LGBTIQ children and young people experience higher rates of substance misuse and selfharm, and are at higher risk of family disruption, homelessness and education disengagement. They also experience poorer physical and mental health outcomes. This is not inherent to their sexuality or gender diversity, but stems from family, community or structural responses to LGBTIQ young people.

We must respond holistically, both at a community level and within Youth Justice.

The government is committed to creating a fairer Victoria. Led by the first Minister for Equality in Victoria and supported by Victoria’s first Gender and Sexuality Commissioner, the government is supporting every LGBTIQ person in Victoria. At a community level, this includes removing the stigma of old criminal convictions for homosexual activity, allowing couples to adopt regardless of sex or gender identity, establishing Victoria’s first pride centre and making birth certificates fairer for trans and gender diverse Victorians.

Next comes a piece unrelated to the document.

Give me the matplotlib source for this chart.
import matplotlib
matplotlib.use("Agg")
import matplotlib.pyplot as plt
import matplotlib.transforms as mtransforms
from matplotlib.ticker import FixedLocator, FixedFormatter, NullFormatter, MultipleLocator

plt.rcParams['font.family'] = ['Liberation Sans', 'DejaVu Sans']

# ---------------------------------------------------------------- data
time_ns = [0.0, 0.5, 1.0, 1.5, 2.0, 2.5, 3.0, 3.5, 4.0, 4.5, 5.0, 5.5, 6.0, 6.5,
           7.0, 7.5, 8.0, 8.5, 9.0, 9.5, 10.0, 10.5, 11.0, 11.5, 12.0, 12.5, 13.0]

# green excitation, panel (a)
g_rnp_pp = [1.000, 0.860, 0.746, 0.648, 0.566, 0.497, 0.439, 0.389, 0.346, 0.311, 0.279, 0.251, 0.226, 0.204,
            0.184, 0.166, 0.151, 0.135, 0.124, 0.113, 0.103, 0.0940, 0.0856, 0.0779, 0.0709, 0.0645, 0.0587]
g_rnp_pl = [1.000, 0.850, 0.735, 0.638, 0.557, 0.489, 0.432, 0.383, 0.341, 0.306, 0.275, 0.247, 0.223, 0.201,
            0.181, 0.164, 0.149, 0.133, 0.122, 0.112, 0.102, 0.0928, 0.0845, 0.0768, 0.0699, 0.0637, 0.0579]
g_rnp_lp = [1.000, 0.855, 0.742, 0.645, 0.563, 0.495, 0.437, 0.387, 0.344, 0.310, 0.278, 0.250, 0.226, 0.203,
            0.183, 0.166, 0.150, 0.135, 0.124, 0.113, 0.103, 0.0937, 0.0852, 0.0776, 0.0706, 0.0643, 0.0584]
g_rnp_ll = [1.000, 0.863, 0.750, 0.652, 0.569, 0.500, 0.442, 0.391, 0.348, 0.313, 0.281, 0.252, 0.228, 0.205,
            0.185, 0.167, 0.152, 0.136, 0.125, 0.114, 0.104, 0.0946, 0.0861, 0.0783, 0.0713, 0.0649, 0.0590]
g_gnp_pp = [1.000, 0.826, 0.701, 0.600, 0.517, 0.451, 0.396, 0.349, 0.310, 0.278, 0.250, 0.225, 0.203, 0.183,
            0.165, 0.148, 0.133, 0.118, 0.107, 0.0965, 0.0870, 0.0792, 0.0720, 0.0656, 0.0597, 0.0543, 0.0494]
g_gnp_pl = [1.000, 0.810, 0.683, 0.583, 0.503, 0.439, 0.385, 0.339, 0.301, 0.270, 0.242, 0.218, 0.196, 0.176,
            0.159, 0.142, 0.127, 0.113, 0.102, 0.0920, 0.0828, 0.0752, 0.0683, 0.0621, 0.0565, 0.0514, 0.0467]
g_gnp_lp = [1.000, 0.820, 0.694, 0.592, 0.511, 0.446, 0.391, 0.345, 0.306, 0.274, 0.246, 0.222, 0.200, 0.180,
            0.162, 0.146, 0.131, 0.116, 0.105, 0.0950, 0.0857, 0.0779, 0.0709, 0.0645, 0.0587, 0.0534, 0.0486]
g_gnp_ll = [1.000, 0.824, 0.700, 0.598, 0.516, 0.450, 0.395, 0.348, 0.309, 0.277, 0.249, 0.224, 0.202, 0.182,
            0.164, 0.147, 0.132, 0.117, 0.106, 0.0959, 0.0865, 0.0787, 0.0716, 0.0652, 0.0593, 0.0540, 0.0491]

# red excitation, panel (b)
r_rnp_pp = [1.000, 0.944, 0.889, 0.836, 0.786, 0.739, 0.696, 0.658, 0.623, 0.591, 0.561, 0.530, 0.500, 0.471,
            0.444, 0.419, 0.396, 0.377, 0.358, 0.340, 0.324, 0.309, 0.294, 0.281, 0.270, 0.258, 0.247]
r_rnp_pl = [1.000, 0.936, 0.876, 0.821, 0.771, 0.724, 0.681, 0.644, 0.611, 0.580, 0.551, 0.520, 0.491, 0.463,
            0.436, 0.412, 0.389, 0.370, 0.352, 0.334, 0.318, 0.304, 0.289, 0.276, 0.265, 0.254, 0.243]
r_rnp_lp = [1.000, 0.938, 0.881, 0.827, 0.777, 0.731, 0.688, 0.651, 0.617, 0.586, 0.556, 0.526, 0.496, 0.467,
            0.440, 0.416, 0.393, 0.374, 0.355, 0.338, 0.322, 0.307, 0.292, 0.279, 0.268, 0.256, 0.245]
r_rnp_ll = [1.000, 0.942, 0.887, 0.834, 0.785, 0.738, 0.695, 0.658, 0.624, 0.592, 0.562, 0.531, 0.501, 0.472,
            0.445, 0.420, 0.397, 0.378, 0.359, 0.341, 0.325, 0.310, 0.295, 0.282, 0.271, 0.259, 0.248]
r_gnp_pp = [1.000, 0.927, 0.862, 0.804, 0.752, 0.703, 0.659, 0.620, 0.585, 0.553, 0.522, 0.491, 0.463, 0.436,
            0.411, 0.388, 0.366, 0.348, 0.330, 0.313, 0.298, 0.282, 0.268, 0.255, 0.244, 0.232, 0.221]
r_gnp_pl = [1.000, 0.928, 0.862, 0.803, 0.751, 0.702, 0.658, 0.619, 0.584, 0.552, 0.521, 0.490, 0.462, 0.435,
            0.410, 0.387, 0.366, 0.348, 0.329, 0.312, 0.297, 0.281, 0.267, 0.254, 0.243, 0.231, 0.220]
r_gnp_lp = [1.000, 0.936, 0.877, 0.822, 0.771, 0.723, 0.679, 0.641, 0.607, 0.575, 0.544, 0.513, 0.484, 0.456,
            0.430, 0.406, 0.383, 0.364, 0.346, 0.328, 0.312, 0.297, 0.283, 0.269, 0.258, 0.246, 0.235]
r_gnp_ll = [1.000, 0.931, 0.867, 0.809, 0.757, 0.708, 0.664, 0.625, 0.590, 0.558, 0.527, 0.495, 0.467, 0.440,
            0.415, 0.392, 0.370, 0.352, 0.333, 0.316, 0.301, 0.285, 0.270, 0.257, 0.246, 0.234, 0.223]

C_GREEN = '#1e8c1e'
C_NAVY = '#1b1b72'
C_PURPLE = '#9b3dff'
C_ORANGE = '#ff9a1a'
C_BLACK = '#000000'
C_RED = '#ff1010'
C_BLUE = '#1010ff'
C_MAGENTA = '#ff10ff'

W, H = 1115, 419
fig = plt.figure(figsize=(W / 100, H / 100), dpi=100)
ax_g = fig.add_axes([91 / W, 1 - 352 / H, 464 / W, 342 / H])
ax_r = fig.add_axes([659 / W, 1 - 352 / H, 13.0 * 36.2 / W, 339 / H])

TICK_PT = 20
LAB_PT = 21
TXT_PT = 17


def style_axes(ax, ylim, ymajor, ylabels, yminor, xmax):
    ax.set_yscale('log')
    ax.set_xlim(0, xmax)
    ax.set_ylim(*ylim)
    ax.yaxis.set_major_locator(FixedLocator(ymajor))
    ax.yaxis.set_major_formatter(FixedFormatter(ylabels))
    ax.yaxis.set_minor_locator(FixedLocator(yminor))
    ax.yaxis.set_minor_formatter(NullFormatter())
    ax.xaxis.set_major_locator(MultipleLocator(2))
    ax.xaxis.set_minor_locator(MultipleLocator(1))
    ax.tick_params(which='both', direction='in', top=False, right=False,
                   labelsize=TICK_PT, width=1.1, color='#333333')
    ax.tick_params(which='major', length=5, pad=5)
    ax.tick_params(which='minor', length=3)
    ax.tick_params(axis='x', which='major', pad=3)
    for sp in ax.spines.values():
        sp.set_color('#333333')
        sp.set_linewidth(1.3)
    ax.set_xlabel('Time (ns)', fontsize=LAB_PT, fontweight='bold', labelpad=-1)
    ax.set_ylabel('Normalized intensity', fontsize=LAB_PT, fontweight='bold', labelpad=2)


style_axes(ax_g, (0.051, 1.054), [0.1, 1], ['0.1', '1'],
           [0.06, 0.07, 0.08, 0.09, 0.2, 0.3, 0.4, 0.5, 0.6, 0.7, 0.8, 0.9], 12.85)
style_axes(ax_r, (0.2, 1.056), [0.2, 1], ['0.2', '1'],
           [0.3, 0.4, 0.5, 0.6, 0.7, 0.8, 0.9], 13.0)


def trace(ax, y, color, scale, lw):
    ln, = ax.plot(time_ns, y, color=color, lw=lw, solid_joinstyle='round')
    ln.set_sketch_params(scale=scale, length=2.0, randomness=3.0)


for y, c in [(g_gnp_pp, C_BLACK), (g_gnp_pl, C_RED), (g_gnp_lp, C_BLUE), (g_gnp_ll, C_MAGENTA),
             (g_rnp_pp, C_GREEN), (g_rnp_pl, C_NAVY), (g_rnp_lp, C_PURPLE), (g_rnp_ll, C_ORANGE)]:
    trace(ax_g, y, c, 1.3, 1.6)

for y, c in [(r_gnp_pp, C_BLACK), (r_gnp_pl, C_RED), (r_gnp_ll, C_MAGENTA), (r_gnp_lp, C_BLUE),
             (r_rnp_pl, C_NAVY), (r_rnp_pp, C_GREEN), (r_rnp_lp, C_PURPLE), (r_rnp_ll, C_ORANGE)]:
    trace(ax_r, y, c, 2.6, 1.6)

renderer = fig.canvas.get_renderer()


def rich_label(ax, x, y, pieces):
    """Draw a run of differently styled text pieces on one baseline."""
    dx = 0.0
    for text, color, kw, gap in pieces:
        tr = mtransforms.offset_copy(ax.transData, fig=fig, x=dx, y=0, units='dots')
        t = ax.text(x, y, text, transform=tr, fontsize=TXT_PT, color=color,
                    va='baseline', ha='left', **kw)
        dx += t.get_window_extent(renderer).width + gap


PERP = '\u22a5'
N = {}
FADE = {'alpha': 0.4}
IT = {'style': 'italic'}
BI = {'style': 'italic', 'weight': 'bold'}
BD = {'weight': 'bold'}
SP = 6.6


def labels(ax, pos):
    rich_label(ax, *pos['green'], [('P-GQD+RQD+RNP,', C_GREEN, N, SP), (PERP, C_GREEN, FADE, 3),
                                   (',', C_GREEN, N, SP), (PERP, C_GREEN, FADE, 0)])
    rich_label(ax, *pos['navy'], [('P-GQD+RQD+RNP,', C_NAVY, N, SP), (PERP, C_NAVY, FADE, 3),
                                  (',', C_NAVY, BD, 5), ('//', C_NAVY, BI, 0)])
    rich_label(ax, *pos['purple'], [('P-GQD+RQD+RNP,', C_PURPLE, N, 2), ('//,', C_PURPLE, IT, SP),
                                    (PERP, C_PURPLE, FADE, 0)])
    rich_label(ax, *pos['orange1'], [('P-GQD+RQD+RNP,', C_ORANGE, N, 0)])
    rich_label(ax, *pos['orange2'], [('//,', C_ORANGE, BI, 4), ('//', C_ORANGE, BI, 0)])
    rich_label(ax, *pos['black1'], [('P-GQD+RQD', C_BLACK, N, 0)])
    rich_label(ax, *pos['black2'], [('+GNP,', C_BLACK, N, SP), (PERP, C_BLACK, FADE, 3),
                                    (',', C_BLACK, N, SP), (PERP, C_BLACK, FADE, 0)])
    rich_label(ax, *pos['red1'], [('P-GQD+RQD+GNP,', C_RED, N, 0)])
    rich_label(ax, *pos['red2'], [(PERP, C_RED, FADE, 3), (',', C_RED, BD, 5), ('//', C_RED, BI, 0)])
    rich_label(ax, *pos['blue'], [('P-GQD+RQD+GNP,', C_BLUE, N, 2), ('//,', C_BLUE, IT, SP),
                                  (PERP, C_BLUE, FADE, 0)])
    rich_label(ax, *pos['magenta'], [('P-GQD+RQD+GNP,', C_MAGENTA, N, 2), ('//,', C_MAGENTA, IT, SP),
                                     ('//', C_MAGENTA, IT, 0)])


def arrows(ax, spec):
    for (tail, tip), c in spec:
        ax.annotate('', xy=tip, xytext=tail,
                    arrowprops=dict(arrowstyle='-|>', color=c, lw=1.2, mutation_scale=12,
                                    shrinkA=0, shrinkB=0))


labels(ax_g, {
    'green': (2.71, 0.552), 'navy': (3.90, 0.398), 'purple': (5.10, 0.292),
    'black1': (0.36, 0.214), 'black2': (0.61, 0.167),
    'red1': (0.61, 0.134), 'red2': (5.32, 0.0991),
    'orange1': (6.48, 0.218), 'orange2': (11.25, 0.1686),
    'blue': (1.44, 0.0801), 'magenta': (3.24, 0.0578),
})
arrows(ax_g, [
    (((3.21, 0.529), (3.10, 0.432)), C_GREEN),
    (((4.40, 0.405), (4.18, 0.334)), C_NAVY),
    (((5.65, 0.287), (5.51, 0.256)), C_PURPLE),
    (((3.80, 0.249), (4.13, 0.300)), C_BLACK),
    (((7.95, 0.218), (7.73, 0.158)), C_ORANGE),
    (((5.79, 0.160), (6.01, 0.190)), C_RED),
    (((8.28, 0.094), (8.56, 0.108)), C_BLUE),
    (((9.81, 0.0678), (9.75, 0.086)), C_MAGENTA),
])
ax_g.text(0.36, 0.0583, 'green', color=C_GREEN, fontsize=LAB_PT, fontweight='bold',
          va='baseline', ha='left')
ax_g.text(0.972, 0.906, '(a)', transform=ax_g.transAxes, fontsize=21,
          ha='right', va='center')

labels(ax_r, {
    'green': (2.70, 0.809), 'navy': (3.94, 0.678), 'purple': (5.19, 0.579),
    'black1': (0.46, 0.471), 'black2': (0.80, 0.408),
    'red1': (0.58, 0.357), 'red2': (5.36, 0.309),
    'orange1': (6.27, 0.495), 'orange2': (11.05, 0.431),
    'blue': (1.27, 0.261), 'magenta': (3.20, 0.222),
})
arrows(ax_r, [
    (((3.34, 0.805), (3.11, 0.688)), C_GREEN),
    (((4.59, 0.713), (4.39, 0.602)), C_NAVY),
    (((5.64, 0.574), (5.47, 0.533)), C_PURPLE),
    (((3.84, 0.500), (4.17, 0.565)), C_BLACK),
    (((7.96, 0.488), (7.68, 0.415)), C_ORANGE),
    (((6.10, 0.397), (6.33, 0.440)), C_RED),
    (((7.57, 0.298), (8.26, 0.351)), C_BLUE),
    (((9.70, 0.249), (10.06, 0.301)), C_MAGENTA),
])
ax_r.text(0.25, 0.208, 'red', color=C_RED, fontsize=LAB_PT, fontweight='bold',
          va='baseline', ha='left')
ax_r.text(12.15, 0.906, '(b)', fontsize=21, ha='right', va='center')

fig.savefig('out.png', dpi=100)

Within Youth Justice, we work with young people during a time of significant physical, emotional and psychological development. Gender and sexual identity are normal parts of child and adolescent development. Young people who identify as sexually or gender diverse may have unique health, mental health and support needs. There is a need for Youth Justice to ensure that all diverse young people and staff feel comfortable, safe and appropriately supported.

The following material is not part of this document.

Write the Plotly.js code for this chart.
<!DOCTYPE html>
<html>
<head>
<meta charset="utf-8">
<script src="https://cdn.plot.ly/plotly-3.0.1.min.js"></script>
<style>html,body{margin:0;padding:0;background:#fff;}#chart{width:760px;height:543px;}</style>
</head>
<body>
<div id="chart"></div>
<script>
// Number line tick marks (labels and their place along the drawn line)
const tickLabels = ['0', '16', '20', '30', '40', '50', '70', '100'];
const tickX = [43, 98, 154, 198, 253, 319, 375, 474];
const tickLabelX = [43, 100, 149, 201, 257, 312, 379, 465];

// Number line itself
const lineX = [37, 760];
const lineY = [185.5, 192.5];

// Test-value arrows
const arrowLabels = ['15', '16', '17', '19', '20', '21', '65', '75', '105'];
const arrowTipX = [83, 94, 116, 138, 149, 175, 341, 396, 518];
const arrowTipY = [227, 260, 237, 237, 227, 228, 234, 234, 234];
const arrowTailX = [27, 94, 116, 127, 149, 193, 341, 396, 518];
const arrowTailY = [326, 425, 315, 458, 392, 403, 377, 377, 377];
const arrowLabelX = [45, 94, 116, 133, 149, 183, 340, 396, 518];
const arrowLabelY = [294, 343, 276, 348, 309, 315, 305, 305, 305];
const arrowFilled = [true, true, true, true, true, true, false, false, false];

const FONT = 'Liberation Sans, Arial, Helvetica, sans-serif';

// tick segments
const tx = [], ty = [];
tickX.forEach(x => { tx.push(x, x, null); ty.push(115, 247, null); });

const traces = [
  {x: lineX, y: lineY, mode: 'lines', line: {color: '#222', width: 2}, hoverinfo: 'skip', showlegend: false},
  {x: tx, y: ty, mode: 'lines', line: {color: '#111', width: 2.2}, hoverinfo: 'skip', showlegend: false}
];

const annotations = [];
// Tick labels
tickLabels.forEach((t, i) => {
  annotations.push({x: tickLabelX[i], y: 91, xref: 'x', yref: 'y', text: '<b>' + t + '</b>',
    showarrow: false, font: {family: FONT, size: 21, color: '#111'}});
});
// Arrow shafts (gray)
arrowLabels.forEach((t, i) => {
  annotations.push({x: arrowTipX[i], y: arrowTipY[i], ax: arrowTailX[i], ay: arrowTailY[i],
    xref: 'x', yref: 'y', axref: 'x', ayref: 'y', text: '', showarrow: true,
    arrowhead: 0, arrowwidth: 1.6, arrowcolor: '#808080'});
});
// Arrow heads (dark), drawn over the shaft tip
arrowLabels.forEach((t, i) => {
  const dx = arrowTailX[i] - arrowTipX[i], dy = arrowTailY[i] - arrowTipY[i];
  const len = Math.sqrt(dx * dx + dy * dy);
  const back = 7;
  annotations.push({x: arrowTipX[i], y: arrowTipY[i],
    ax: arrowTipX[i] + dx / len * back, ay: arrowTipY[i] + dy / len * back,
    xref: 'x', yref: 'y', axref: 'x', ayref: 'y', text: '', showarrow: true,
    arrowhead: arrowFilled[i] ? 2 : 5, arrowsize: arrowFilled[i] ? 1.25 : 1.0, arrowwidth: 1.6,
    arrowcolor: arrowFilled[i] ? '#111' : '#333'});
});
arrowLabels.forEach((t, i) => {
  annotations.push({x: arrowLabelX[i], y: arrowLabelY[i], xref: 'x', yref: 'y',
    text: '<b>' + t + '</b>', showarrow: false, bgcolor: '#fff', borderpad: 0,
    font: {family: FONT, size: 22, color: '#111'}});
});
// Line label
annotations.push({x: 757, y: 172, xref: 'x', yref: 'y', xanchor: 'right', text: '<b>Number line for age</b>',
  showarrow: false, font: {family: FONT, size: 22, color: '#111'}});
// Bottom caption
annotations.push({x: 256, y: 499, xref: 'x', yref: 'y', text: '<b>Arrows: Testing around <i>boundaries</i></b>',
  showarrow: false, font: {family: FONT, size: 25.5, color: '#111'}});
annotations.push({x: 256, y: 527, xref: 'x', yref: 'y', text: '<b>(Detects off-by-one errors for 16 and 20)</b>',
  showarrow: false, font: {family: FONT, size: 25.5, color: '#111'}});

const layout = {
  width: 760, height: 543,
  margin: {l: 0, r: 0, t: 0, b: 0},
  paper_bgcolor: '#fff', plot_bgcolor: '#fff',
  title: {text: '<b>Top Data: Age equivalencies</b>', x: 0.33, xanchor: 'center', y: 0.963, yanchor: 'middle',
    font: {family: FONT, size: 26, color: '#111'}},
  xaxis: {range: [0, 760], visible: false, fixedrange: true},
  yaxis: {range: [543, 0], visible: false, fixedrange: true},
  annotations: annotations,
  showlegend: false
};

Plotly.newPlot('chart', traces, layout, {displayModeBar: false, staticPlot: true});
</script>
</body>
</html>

In the custodial environment, LGBTIQ young people may have particular medical or accommodation considerations that need to be met. Creating a youth justice system that understands, responds to and celebrates LGBTIQ young people is an important step to improving outcomes for young people and LGBTIQ staff.

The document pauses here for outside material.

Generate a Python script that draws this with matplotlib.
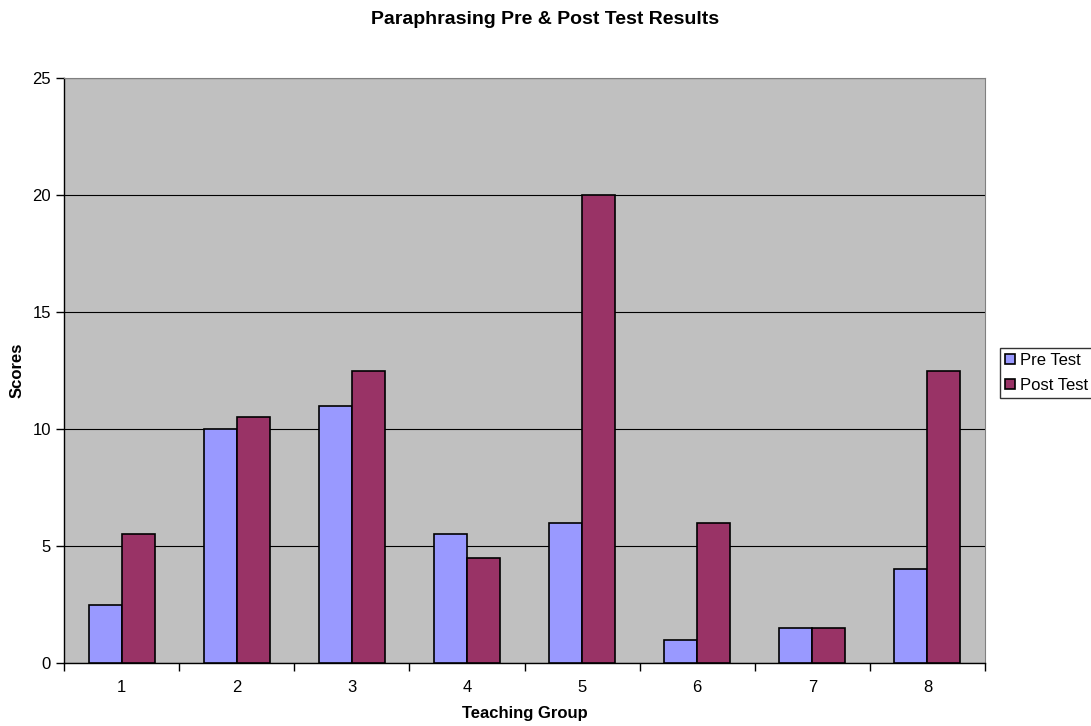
import matplotlib
matplotlib.use("Agg")
import matplotlib.pyplot as plt
import numpy as np

groups = ["1", "2", "3", "4", "5", "6", "7", "8"]
pre_test = [2.5, 10, 11, 5.5, 6, 1, 1.5, 4]
post_test = [5.5, 10.5, 12.5, 4.5, 20, 6, 1.5, 12.5]

plt.rcParams["font.family"] = ["Liberation Sans", "DejaVu Sans"]

fig = plt.figure(figsize=(10.91, 7.26), dpi=100)
ax = fig.add_axes([64 / 1091, 63 / 726, 921 / 1091, 585 / 726])
ax.set_facecolor("#C0C0C0")

x = np.arange(len(groups))
w = 0.287
ax.bar(x - w / 2, pre_test, width=w, color="#9999FF", edgecolor="black",
       linewidth=1.2, label="Pre Test", zorder=3)
ax.bar(x + w / 2, post_test, width=w, color="#993366", edgecolor="black",
       linewidth=1.2, label="Post Test", zorder=3)

ax.set_xlim(-0.5, len(groups) - 0.5)
ax.set_ylim(0, 25)
ax.set_yticks([0, 5, 10, 15, 20, 25])
ax.yaxis.grid(True, color="black", linewidth=0.8, zorder=1)
ax.set_axisbelow(True)

# category labels centred, tick marks on the boundaries
ax.set_xticks(x)
ax.set_xticklabels(groups, fontsize=12)
ax.tick_params(axis="x", which="major", length=0, pad=12)
ax.set_xticks(np.arange(-0.5, len(groups)), minor=True)
ax.tick_params(axis="x", which="minor", length=6, width=1, direction="out")
ax.tick_params(axis="y", length=6, width=1, direction="out", labelsize=12)

for s in ["top", "right"]:
    ax.spines[s].set_color("#808080")
for s in ["left", "bottom"]:
    ax.spines[s].set_color("black")
    ax.spines[s].set_linewidth(1.0)

ax.set_xlabel("Teaching Group", fontsize=12, fontweight="bold", labelpad=8)
fig.text(17 / 1091, 1 - 370 / 726, "Scores", rotation=90, ha="center",
         va="center", fontsize=12, fontweight="bold")
fig.text(0.5, 1 - 20 / 726, "Paraphrasing Pre & Post Test Results",
         ha="center", va="center", fontsize=14, fontweight="bold")

leg = ax.legend(loc="center left", bbox_to_anchor=(1000 / 1091, 1 - 373 / 726),
                bbox_transform=fig.transFigure, fontsize=12, frameon=True,
                fancybox=False, edgecolor="black", handlelength=0.6,
                handleheight=0.6, handletextpad=0.3, borderpad=0.3,
                labelspacing=0.6, borderaxespad=0)
leg.get_frame().set_linewidth(1.0)

fig.savefig("out.png", dpi=100)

Reducing reoffending and promoting community safety by supporting children and young people to turn their lives around

  • Review our custodial policies and procedures to reflect the needs of LGBTIQ young people. As part of this, our staff will be trained and supported to work inclusively with LGBTIQ young people, including through a practice framework that responds to this cohort of young people.
  • Work with custodial health and support services to ensure that the needs of LGBTIQ young people are recognised and accommodated, including the specific health and mental health needs of this group.

Strengthening partnerships with children and young people, families and all services and professionals who support rehabilitation

  • Work with Parkville College to embed the Safe Schools program into their curriculum.
  • Collaborate with experts and stakeholders on the LGBTIQ Justice Working Group to ensure that our practice and any emerging issues are informed by relevant knowledge holders.

Investing in a skilled, safe and stable Youth Justice system, and safe systems of work

  • Develop and embed LGBTIQ awareness and inclusive practice in our workforce learning and development program, including as part of the new custodial operating philosophy, and new practice framework for custodial staff.